The FBI dropped a political bomb Friday regarding emails “…. that appear to be pertinent to our investigation” of Hillary Clinton.

What is clear, however, from this surprise find of emails and the voter suppression in North Carolina, early voting is important. I have already voted.

The following are excerpts from Jason Johnson, political editor at The Root, and professor of Political Science at Morgan State’s School of Global Journalism and Communication.

I neither accept nor reject Professor Johnson’s position. I simply want to report an African American’s point of view.

His excerpts follow below:

“What are the facts and why is this news coming out now? Here’s a quick primer:

“On July 5 this past summer, Comey, a Republican who had been appointed by President Barack Obama as an appeasement measure, held a press conference about the investigation of Hillary Clinton’s emails. The investigation had concluded that Clinton had engaged in no wrongdoing in the treatment, sending of or deletion of her emails. Comey noted that Clinton was careless and should have been more responsible, but said that nothing she did rose to the level of a criminal investigation. This bit of editorializing, not to mention holding a press conference to end an FBI investigation, was extremely inappropriate and, according to Matthew Miller, former director of the Justice Department’s Public Affairs Office, a “gross abuse of his power.”

“Why were we even hearing about Clinton’s emails? Republicans in Congress, desperate to find some smoking gun for the Benghazi, Libya, conspiracy, expanded their investigation into Clinton’s emails. They found nothing. No smoking gun. Not even a half-lit cigarette. Democrats cheered, and Republicans, led by Donald Trump, screamed that the FBI director was in Obama’s pocket.

“On Friday, Comey sent a letter to eight Republican chairs of congressional committees informing them that in the last 24 hours, the FBI had found new emails that “may” be pertinent to the previous Clinton investigation, and that, therefore, he would be looking into them. No timeline for the investigation was given, no explanation of where the emails were from, no context regarding why they were just found. Most importantly, the FBI director told eight members of Congress but did not send a letter, smoke signal, Snapchat or any sort of heads-up to the White House or Obama’s staff.”

“Releasing the specter of a renewed investigation, without any new evidence, and no background context, less than 11 days before a presidential election is clearly a political act and one designed to harm the Democratic nominee.
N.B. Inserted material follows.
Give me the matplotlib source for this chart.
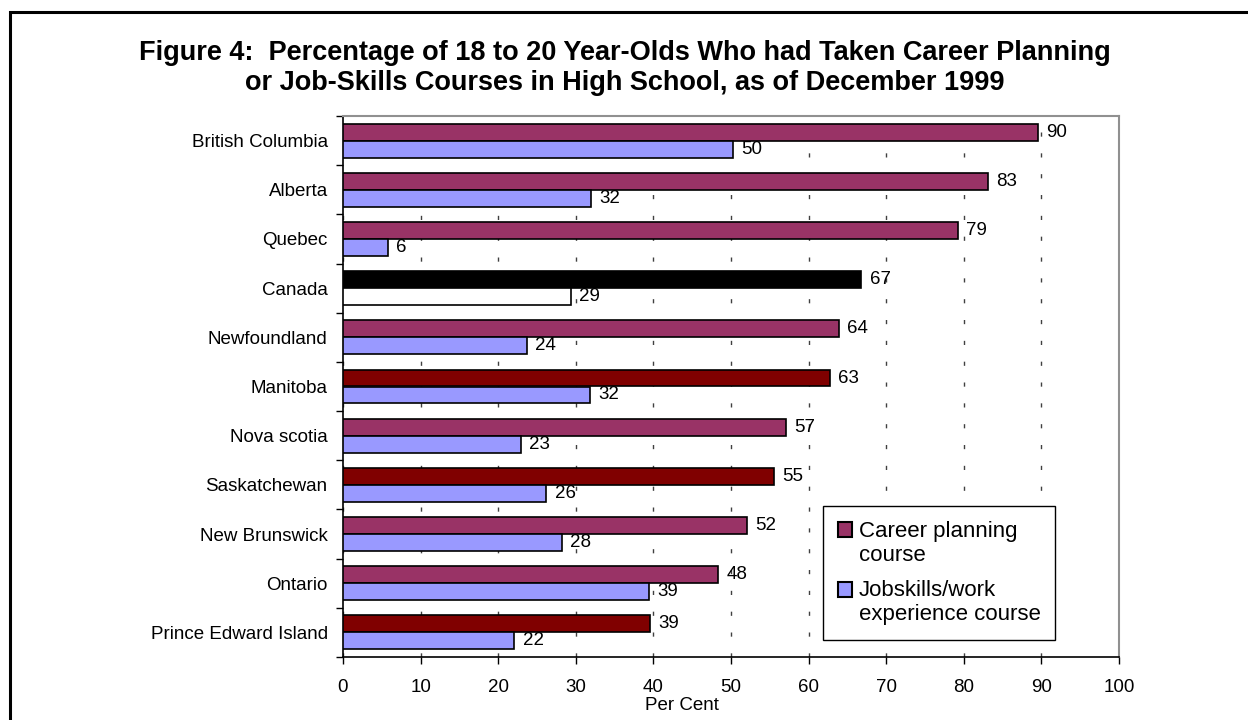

The political, as opposed to justice-driven, nature of this announcement became all the more clear as real journalists investigated this story throughout the day.

“One clear example is that the emails in question are not from any device in the possession of Hillary Clinton. They are emails from a separate investigation into Anthony Weiner, the disgraced former congressman from New York and the former husband of Clinton adviser Huma Abedin.”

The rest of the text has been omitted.